«Il Carlo Felice va dove dice la politica. Sarà così e basta. Perciò abbiamo ufficializzato la nomina di Pacor a Sovrintendente al Carlo Felice fino a maggio 2012 con contratto a tempo determinato e un salario ridotto del 20 per cento pari a 110mila euro. Allo stesso tempo abbiamo ufficialmente accettato le dimissioni del manager-direttore di staff Renzo Fossati. Il 31 gennaio dovremmo essere in grado di comunicare anche gli sponsor e gli investimenti dei privati necessari per fare continuare a vivere il nostro teatro».

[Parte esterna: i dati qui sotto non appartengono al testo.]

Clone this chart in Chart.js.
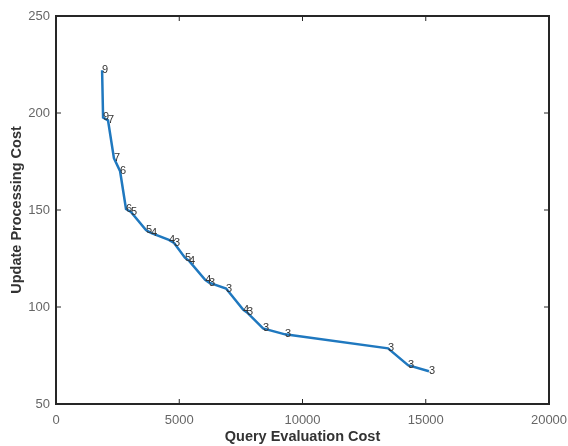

Compagni avanti così. Finita la «fase 1 adesso comincia la fase 2» del Carlo Felice. Il Marchionne dell'Opera genovese era stato chiamato da Riccardo Garrone. In una manciata di mesi, grazie alla rivoluzione dei contratti con il personale, ha risanato i conti dell'Ente riducendo il buco di bilancio da 16 a circa 4 milioni di euro. Lui se ne va «orgoglioso di essere stato paragonato a Marchionne». E se ne va in punta di piedi, con una prestazione manageriale fornita senza beccarsi un euro e con lo spirito di servizio che ieri mattina gli ha fatto annunciare: «non ci sono stati problemi nei confronti di nessuno, si è trattato di scelte precise. Ho presentato dimissioni irrevocabili perché il mio compito appariva esaurito. Tuttavia, se qualcuno me lo chiederà, sarò come sempre a disposizione. Per il Carlo Felice sono pronto a lavorare nuovamente e gratis».
Finalmente il Teatro ripartirà con due opere (Pagliacci e Mameli), un balletto e una sinfonia di alto livello e unopera di Cajkovskij «Iolanta». Nei prossimi mesi, inoltre, saranno studiati spettacoli anche tenendo conto della ricorrenza del gemellaggio culturale Italia-Russia. «Le cose devono essere messe a posto - continua Marta Vincenzi - ribadisco che dove va il Teatro lo stabilisce la politica, ma la gestione e le condizioni riguardano i tecnici. È ovvio che ci aspettiamo risultati. Non esistono uomini che vanno bene per tutte le stagioni. Il direttore di staff sarà sostituito dalla nuova figura di responsabile di staff che sarà un manager alle dirette dipendenze del Sovrintendente». La diarchia nella gestione e nelle scelte dei teatri - ribatte il regista Sergio Maifredi - non funziona mai.